* begin *
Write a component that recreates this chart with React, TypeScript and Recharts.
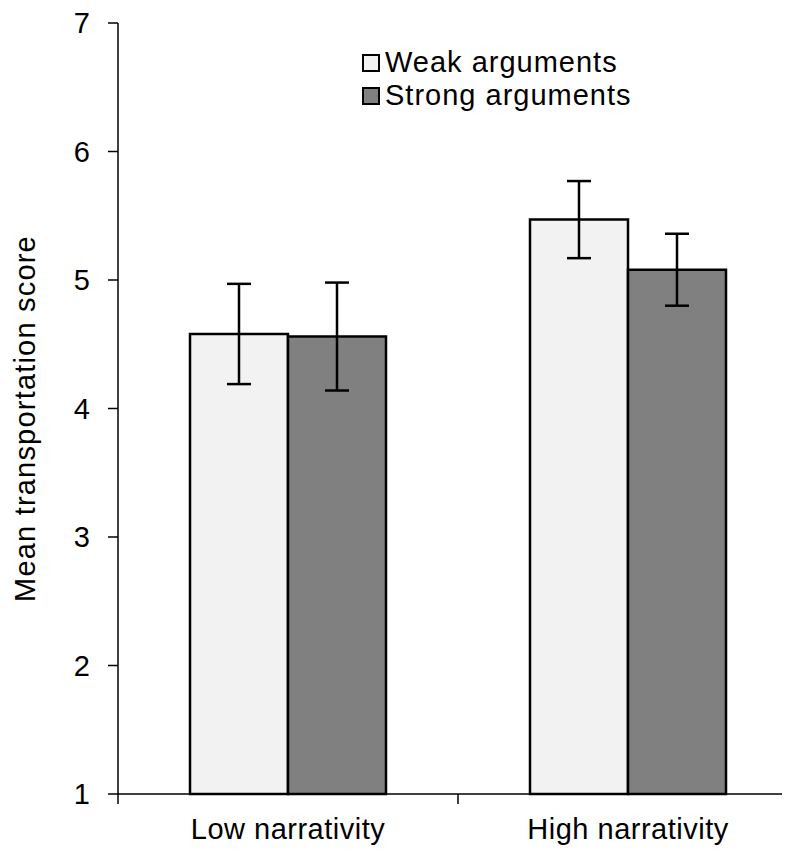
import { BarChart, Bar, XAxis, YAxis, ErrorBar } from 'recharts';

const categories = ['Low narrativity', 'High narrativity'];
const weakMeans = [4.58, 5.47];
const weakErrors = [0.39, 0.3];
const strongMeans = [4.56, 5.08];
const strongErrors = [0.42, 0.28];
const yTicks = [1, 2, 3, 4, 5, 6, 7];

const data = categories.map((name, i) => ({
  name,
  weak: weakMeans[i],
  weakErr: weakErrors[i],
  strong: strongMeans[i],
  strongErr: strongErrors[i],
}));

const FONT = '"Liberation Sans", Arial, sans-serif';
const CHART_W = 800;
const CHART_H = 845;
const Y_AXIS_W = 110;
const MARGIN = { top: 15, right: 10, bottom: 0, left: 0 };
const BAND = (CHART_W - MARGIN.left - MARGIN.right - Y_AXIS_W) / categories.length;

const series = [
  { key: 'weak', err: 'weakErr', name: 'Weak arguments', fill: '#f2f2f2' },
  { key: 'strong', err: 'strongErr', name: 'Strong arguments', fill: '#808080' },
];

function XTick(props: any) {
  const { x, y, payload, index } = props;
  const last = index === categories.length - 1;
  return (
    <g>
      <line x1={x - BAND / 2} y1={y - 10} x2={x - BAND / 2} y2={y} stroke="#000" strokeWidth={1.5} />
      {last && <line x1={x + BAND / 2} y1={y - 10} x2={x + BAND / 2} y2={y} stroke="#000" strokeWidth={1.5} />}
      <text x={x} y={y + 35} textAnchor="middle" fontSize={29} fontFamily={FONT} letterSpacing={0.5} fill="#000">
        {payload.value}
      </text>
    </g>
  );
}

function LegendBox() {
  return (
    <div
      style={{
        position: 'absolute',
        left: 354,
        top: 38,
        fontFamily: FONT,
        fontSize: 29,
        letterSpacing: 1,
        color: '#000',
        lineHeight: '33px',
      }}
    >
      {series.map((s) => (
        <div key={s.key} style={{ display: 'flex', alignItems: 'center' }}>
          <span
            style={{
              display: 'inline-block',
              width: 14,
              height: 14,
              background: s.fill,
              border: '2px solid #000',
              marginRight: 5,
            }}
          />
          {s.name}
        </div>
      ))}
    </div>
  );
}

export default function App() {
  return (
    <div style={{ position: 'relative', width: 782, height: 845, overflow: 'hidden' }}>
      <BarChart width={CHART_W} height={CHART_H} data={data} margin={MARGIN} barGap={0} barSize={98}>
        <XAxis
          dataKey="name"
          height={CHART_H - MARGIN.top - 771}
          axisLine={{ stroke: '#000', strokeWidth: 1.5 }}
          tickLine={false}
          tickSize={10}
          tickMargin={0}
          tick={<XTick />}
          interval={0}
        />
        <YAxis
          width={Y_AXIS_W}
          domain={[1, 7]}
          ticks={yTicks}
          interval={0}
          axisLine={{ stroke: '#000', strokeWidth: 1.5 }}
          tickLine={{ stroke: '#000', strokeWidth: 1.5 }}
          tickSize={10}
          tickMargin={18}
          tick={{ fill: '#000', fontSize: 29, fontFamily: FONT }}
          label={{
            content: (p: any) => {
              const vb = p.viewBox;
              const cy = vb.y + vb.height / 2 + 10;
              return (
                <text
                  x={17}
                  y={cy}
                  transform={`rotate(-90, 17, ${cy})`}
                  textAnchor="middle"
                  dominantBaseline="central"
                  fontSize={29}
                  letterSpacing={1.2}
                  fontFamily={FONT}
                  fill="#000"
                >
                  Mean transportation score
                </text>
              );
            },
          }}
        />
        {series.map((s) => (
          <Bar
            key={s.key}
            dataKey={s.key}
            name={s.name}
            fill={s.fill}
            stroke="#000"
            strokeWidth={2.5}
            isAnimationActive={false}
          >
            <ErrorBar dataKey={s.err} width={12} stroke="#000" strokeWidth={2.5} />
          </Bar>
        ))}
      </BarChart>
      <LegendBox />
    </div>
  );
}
* end *
_To be done_. Copy out all of the data word for word. Do not carry over any picture.

_Answer to this exercise_.
Write a component that recreates this chart with React, TypeScript and Recharts.
import { BarChart, Bar, XAxis, YAxis, ErrorBar } from 'recharts';

const categories = ['Low narrativity', 'High narrativity'];
const weakMeans = [4.58, 5.47];
const weakErrors = [0.39, 0.3];
const strongMeans = [4.56, 5.08];
const strongErrors = [0.42, 0.28];
const yTicks = [1, 2, 3, 4, 5, 6, 7];

const data = categories.map((name, i) => ({
  name,
  weak: weakMeans[i],
  weakErr: weakErrors[i],
  strong: strongMeans[i],
  strongErr: strongErrors[i],
}));

const FONT = '"Liberation Sans", Arial, sans-serif';
const CHART_W = 800;
const CHART_H = 845;
const Y_AXIS_W = 110;
const MARGIN = { top: 15, right: 10, bottom: 0, left: 0 };
const BAND = (CHART_W - MARGIN.left - MARGIN.right - Y_AXIS_W) / categories.length;

const series = [
  { key: 'weak', err: 'weakErr', name: 'Weak arguments', fill: '#f2f2f2' },
  { key: 'strong', err: 'strongErr', name: 'Strong arguments', fill: '#808080' },
];

function XTick(props: any) {
  const { x, y, payload, index } = props;
  const last = index === categories.length - 1;
  return (
    <g>
      <line x1={x - BAND / 2} y1={y - 10} x2={x - BAND / 2} y2={y} stroke="#000" strokeWidth={1.5} />
      {last && <line x1={x + BAND / 2} y1={y - 10} x2={x + BAND / 2} y2={y} stroke="#000" strokeWidth={1.5} />}
      <text x={x} y={y + 35} textAnchor="middle" fontSize={29} fontFamily={FONT} letterSpacing={0.5} fill="#000">
        {payload.value}
      </text>
    </g>
  );
}

function LegendBox() {
  return (
    <div
      style={{
        position: 'absolute',
        left: 354,
        top: 38,
        fontFamily: FONT,
        fontSize: 29,
        letterSpacing: 1,
        color: '#000',
        lineHeight: '33px',
      }}
    >
      {series.map((s) => (
        <div key={s.key} style={{ display: 'flex', alignItems: 'center' }}>
          <span
            style={{
              display: 'inline-block',
              width: 14,
              height: 14,
              background: s.fill,
              border: '2px solid #000',
              marginRight: 5,
            }}
          />
          {s.name}
        </div>
      ))}
    </div>
  );
}

export default function App() {
  return (
    <div style={{ position: 'relative', width: 782, height: 845, overflow: 'hidden' }}>
      <BarChart width={CHART_W} height={CHART_H} data={data} margin={MARGIN} barGap={0} barSize={98}>
        <XAxis
          dataKey="name"
          height={CHART_H - MARGIN.top - 771}
          axisLine={{ stroke: '#000', strokeWidth: 1.5 }}
          tickLine={false}
          tickSize={10}
          tickMargin={0}
          tick={<XTick />}
          interval={0}
        />
        <YAxis
          width={Y_AXIS_W}
          domain={[1, 7]}
          ticks={yTicks}
          interval={0}
          axisLine={{ stroke: '#000', strokeWidth: 1.5 }}
          tickLine={{ stroke: '#000', strokeWidth: 1.5 }}
          tickSize={10}
          tickMargin={18}
          tick={{ fill: '#000', fontSize: 29, fontFamily: FONT }}
          label={{
            content: (p: any) => {
              const vb = p.viewBox;
              const cy = vb.y + vb.height / 2 + 10;
              return (
                <text
                  x={17}
                  y={cy}
                  transform={`rotate(-90, 17, ${cy})`}
                  textAnchor="middle"
                  dominantBaseline="central"
                  fontSize={29}
                  letterSpacing={1.2}
                  fontFamily={FONT}
                  fill="#000"
                >
                  Mean transportation score
                </text>
              );
            },
          }}
        />
        {series.map((s) => (
          <Bar
            key={s.key}
            dataKey={s.key}
            name={s.name}
            fill={s.fill}
            stroke="#000"
            strokeWidth={2.5}
            isAnimationActive={false}
          >
            <ErrorBar dataKey={s.err} width={12} stroke="#000" strokeWidth={2.5} />
          </Bar>
        ))}
      </BarChart>
      <LegendBox />
    </div>
  );
}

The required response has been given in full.